In your last reply, you informed me of something I badly needed to know. When I use form='binary', the FRTL processes the file in stream mode, and any attempts I might make to enhance the performance by futzing around with blocksize, buffercount, recl, and maybe a few more are a complete waste of time, since those parameters are irrelevant in stream mode. If I want to write very big arrays, the system is going to stream the data to the disk in what is likely to be a highly optimized fashion and any screwing around on my part is unlikely to produce a significant improvement in performance. I think.

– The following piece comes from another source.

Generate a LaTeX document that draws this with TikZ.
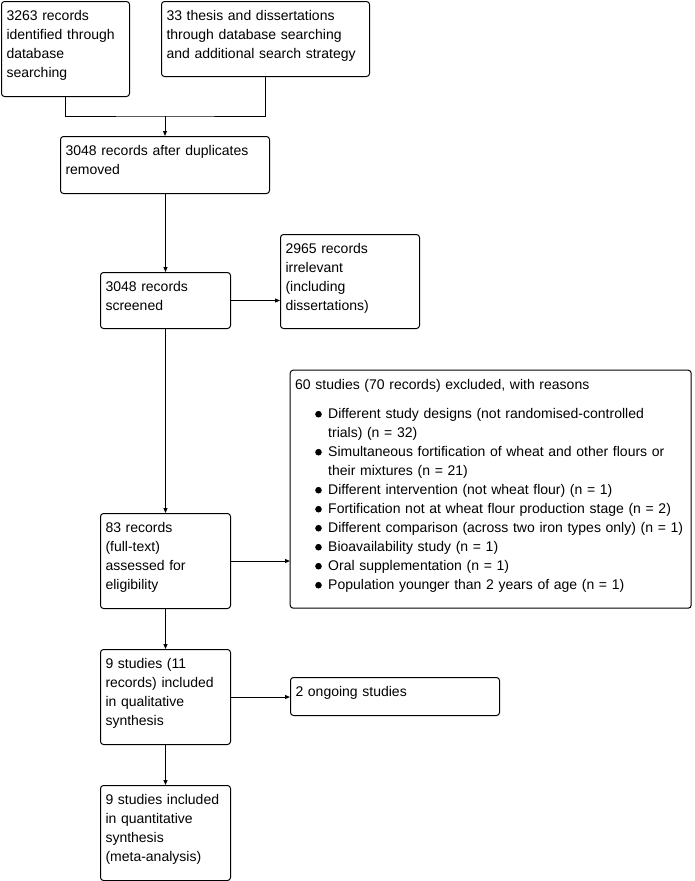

You obviously did a bit of work on that last reply. For that, I thank you again. Now, if you have any patience left...

Sometimes I create avery bigfile with a bunch of very short writes, whichno one in his right mind would ever do. I did it because when I wrote the original version of this program 30 years ago, I buffered every I/O operation using a specially-designed I/O subsystem. Back then, the program was CPU-bound. Now, though, it's I/O-bound, so I'm overhauling the I/O.

I know that I can create big files with little writes efficiently if I buffer the output and run it to the disk in big chunks. I suspect, then, that I can create big files with little writes efficiently in stream mode, if the stream is adequately buffered. Though Fortran does not buffer a stream, something does, and I suspect that the buffers, if not directly definable, are rigged tooptimize the performance of the hardware. The buffers could be firmware or hardware for all I know.

So, since we are now beyond Fortran, we are beyond the scopeof this forum, and I have no right to ask the question. However, I will ask it nonetheless, recognize that the answer is most likely OS-dependent, and very much appreciate any suggestions you might have.

What controls the stream buffering?

Bruce

dbruceg · ‎06-28-2006

Actually, it's still a Fortran issue. Does IFort use the standard C functions for stream I/O? If so, does it transfer data character by character, or does it redefine the address of the stream buffer to points within the array and pump it to the disk in, say, 32k chunks?